▶ Work to do:
Reproduce all the lines exactly as they stand, apart from the pictures.
----
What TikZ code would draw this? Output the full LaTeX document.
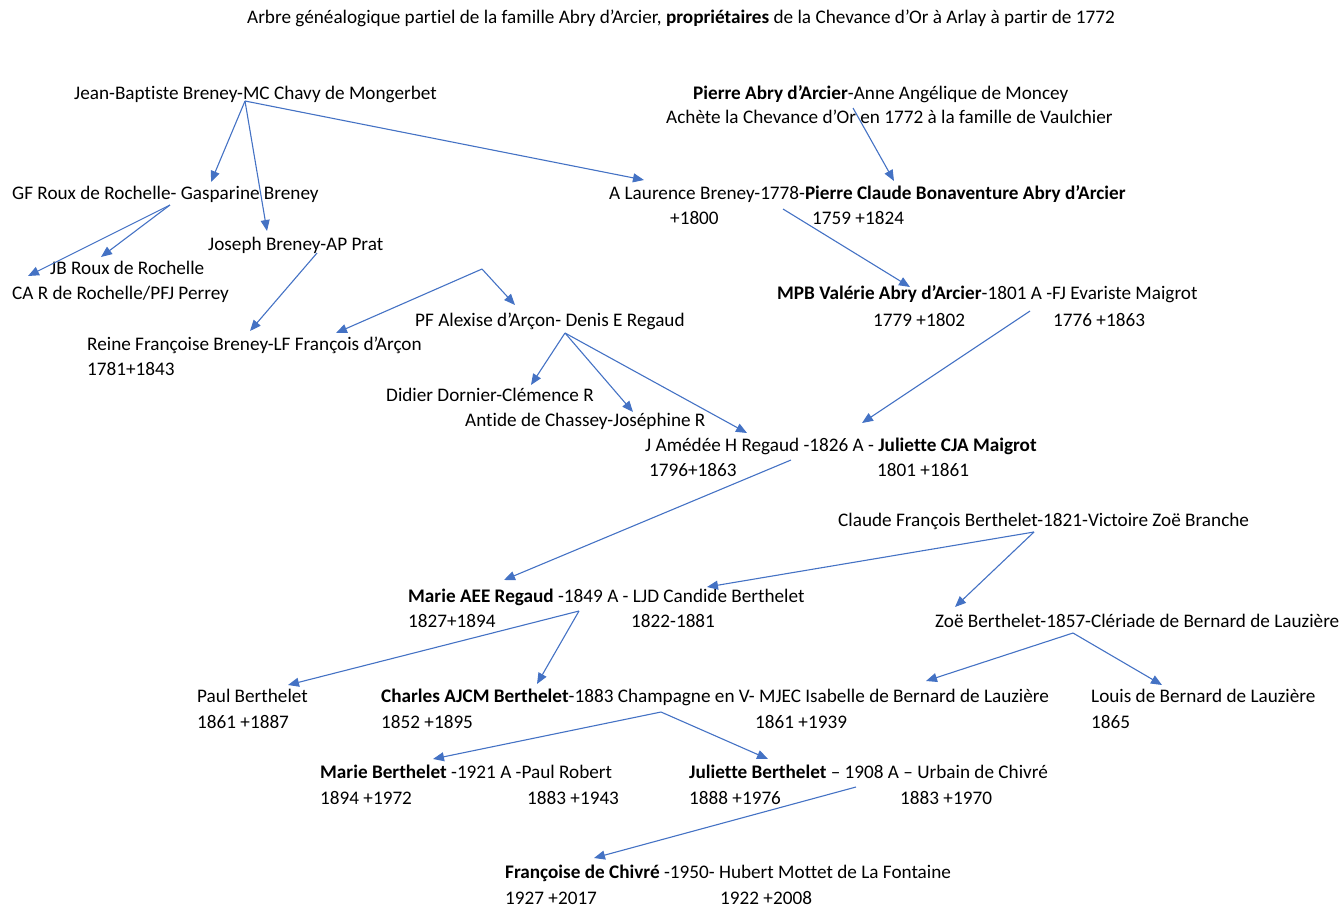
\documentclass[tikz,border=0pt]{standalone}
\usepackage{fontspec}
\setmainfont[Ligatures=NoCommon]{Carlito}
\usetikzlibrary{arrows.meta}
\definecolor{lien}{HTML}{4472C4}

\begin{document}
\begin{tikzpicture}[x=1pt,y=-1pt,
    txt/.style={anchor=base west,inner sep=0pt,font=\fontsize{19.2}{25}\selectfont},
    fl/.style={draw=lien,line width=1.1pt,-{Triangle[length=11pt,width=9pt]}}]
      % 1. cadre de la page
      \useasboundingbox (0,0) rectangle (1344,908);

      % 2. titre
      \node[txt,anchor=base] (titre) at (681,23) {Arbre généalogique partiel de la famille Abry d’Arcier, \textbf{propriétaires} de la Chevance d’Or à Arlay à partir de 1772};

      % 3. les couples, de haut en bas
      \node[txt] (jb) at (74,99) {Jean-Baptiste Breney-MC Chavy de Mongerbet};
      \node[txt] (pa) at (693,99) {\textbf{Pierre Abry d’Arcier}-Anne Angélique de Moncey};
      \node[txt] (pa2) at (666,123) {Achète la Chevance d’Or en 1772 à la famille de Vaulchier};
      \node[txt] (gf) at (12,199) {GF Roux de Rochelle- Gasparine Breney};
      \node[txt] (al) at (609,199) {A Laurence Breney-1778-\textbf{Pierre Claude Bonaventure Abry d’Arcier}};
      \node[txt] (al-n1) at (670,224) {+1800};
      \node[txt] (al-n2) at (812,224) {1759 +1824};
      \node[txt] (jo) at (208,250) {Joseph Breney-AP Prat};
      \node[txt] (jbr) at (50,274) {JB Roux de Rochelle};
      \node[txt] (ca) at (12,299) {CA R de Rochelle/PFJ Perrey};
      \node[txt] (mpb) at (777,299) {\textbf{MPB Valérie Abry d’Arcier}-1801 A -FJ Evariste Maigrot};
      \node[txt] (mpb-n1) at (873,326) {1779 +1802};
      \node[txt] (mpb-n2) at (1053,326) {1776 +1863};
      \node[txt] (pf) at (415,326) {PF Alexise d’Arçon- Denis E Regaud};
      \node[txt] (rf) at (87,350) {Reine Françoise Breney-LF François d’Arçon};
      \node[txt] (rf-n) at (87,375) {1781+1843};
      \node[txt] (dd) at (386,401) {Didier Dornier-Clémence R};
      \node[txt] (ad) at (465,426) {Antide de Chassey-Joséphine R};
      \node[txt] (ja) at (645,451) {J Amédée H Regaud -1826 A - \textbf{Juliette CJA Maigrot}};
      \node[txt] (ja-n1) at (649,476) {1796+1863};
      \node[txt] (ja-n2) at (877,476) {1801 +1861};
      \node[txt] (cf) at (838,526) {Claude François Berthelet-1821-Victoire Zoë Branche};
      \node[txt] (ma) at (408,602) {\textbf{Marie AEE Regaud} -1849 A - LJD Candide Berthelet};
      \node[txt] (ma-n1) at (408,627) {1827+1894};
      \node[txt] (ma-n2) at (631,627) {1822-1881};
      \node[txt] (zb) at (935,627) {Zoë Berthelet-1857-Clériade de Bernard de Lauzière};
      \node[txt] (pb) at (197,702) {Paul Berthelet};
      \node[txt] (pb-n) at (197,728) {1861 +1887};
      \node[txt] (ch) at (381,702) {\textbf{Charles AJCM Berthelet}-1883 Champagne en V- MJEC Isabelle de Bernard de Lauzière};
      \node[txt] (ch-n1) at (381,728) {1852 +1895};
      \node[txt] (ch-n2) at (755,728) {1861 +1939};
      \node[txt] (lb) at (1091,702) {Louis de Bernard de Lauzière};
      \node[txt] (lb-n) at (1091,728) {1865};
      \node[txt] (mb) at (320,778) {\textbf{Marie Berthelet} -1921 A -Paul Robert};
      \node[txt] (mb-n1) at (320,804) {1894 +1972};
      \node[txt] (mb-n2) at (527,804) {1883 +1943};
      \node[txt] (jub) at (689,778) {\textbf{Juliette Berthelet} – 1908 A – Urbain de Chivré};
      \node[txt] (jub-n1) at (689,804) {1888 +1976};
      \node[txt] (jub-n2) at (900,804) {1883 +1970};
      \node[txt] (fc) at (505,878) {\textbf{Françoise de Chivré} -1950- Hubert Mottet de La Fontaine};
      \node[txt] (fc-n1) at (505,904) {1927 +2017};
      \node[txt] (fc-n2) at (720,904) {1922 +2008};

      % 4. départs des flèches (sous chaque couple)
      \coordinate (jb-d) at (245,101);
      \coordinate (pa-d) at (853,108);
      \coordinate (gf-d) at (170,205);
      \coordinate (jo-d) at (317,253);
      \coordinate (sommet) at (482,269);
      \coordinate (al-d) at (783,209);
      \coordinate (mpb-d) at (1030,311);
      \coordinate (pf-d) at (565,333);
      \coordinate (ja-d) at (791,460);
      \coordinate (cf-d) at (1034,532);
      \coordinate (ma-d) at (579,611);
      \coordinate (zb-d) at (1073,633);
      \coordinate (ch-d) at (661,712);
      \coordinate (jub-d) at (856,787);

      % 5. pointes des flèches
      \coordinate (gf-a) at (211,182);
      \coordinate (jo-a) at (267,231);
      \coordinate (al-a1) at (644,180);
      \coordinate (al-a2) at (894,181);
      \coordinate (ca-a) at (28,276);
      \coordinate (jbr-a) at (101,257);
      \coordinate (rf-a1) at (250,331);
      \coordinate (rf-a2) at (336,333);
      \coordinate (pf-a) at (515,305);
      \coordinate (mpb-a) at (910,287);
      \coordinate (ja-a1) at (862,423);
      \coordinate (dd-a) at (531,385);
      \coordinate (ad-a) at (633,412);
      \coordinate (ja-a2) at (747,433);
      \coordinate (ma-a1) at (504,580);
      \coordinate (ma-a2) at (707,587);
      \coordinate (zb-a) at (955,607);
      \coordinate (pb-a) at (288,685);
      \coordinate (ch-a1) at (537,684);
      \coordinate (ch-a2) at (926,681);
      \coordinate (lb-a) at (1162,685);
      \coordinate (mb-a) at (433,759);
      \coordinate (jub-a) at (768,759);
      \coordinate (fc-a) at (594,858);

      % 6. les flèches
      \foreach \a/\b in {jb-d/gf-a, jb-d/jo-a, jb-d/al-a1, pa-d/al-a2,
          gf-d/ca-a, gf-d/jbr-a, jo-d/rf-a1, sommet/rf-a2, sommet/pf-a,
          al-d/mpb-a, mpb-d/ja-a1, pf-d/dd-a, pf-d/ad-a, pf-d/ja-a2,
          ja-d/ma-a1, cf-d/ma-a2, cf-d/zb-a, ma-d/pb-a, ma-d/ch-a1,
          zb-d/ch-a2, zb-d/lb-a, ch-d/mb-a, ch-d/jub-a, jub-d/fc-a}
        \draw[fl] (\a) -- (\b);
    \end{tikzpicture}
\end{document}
----
▶ Solution to the problem:
What TikZ code would draw this? Output the full LaTeX document.
\documentclass[tikz,border=0pt]{standalone}
\usepackage{fontspec}
\setmainfont[Ligatures=NoCommon]{Carlito}
\usetikzlibrary{arrows.meta}
\definecolor{lien}{HTML}{4472C4}

\begin{document}
\begin{tikzpicture}[x=1pt,y=-1pt,
    txt/.style={anchor=base west,inner sep=0pt,font=\fontsize{19.2}{25}\selectfont},
    fl/.style={draw=lien,line width=1.1pt,-{Triangle[length=11pt,width=9pt]}}]
      % 1. cadre de la page
      \useasboundingbox (0,0) rectangle (1344,908);

      % 2. titre
      \node[txt,anchor=base] (titre) at (681,23) {Arbre généalogique partiel de la famille Abry d’Arcier, \textbf{propriétaires} de la Chevance d’Or à Arlay à partir de 1772};

      % 3. les couples, de haut en bas
      \node[txt] (jb) at (74,99) {Jean-Baptiste Breney-MC Chavy de Mongerbet};
      \node[txt] (pa) at (693,99) {\textbf{Pierre Abry d’Arcier}-Anne Angélique de Moncey};
      \node[txt] (pa2) at (666,123) {Achète la Chevance d’Or en 1772 à la famille de Vaulchier};
      \node[txt] (gf) at (12,199) {GF Roux de Rochelle- Gasparine Breney};
      \node[txt] (al) at (609,199) {A Laurence Breney-1778-\textbf{Pierre Claude Bonaventure Abry d’Arcier}};
      \node[txt] (al-n1) at (670,224) {+1800};
      \node[txt] (al-n2) at (812,224) {1759 +1824};
      \node[txt] (jo) at (208,250) {Joseph Breney-AP Prat};
      \node[txt] (jbr) at (50,274) {JB Roux de Rochelle};
      \node[txt] (ca) at (12,299) {CA R de Rochelle/PFJ Perrey};
      \node[txt] (mpb) at (777,299) {\textbf{MPB Valérie Abry d’Arcier}-1801 A -FJ Evariste Maigrot};
      \node[txt] (mpb-n1) at (873,326) {1779 +1802};
      \node[txt] (mpb-n2) at (1053,326) {1776 +1863};
      \node[txt] (pf) at (415,326) {PF Alexise d’Arçon- Denis E Regaud};
      \node[txt] (rf) at (87,350) {Reine Françoise Breney-LF François d’Arçon};
      \node[txt] (rf-n) at (87,375) {1781+1843};
      \node[txt] (dd) at (386,401) {Didier Dornier-Clémence R};
      \node[txt] (ad) at (465,426) {Antide de Chassey-Joséphine R};
      \node[txt] (ja) at (645,451) {J Amédée H Regaud -1826 A - \textbf{Juliette CJA Maigrot}};
      \node[txt] (ja-n1) at (649,476) {1796+1863};
      \node[txt] (ja-n2) at (877,476) {1801 +1861};
      \node[txt] (cf) at (838,526) {Claude François Berthelet-1821-Victoire Zoë Branche};
      \node[txt] (ma) at (408,602) {\textbf{Marie AEE Regaud} -1849 A - LJD Candide Berthelet};
      \node[txt] (ma-n1) at (408,627) {1827+1894};
      \node[txt] (ma-n2) at (631,627) {1822-1881};
      \node[txt] (zb) at (935,627) {Zoë Berthelet-1857-Clériade de Bernard de Lauzière};
      \node[txt] (pb) at (197,702) {Paul Berthelet};
      \node[txt] (pb-n) at (197,728) {1861 +1887};
      \node[txt] (ch) at (381,702) {\textbf{Charles AJCM Berthelet}-1883 Champagne en V- MJEC Isabelle de Bernard de Lauzière};
      \node[txt] (ch-n1) at (381,728) {1852 +1895};
      \node[txt] (ch-n2) at (755,728) {1861 +1939};
      \node[txt] (lb) at (1091,702) {Louis de Bernard de Lauzière};
      \node[txt] (lb-n) at (1091,728) {1865};
      \node[txt] (mb) at (320,778) {\textbf{Marie Berthelet} -1921 A -Paul Robert};
      \node[txt] (mb-n1) at (320,804) {1894 +1972};
      \node[txt] (mb-n2) at (527,804) {1883 +1943};
      \node[txt] (jub) at (689,778) {\textbf{Juliette Berthelet} – 1908 A – Urbain de Chivré};
      \node[txt] (jub-n1) at (689,804) {1888 +1976};
      \node[txt] (jub-n2) at (900,804) {1883 +1970};
      \node[txt] (fc) at (505,878) {\textbf{Françoise de Chivré} -1950- Hubert Mottet de La Fontaine};
      \node[txt] (fc-n1) at (505,904) {1927 +2017};
      \node[txt] (fc-n2) at (720,904) {1922 +2008};

      % 4. départs des flèches (sous chaque couple)
      \coordinate (jb-d) at (245,101);
      \coordinate (pa-d) at (853,108);
      \coordinate (gf-d) at (170,205);
      \coordinate (jo-d) at (317,253);
      \coordinate (sommet) at (482,269);
      \coordinate (al-d) at (783,209);
      \coordinate (mpb-d) at (1030,311);
      \coordinate (pf-d) at (565,333);
      \coordinate (ja-d) at (791,460);
      \coordinate (cf-d) at (1034,532);
      \coordinate (ma-d) at (579,611);
      \coordinate (zb-d) at (1073,633);
      \coordinate (ch-d) at (661,712);
      \coordinate (jub-d) at (856,787);

      % 5. pointes des flèches
      \coordinate (gf-a) at (211,182);
      \coordinate (jo-a) at (267,231);
      \coordinate (al-a1) at (644,180);
      \coordinate (al-a2) at (894,181);
      \coordinate (ca-a) at (28,276);
      \coordinate (jbr-a) at (101,257);
      \coordinate (rf-a1) at (250,331);
      \coordinate (rf-a2) at (336,333);
      \coordinate (pf-a) at (515,305);
      \coordinate (mpb-a) at (910,287);
      \coordinate (ja-a1) at (862,423);
      \coordinate (dd-a) at (531,385);
      \coordinate (ad-a) at (633,412);
      \coordinate (ja-a2) at (747,433);
      \coordinate (ma-a1) at (504,580);
      \coordinate (ma-a2) at (707,587);
      \coordinate (zb-a) at (955,607);
      \coordinate (pb-a) at (288,685);
      \coordinate (ch-a1) at (537,684);
      \coordinate (ch-a2) at (926,681);
      \coordinate (lb-a) at (1162,685);
      \coordinate (mb-a) at (433,759);
      \coordinate (jub-a) at (768,759);
      \coordinate (fc-a) at (594,858);

      % 6. les flèches
      \foreach \a/\b in {jb-d/gf-a, jb-d/jo-a, jb-d/al-a1, pa-d/al-a2,
          gf-d/ca-a, gf-d/jbr-a, jo-d/rf-a1, sommet/rf-a2, sommet/pf-a,
          al-d/mpb-a, mpb-d/ja-a1, pf-d/dd-a, pf-d/ad-a, pf-d/ja-a2,
          ja-d/ma-a1, cf-d/ma-a2, cf-d/zb-a, ma-d/pb-a, ma-d/ch-a1,
          zb-d/ch-a2, zb-d/lb-a, ch-d/mb-a, ch-d/jub-a, jub-d/fc-a}
        \draw[fl] (\a) -- (\b);
    \end{tikzpicture}
\end{document}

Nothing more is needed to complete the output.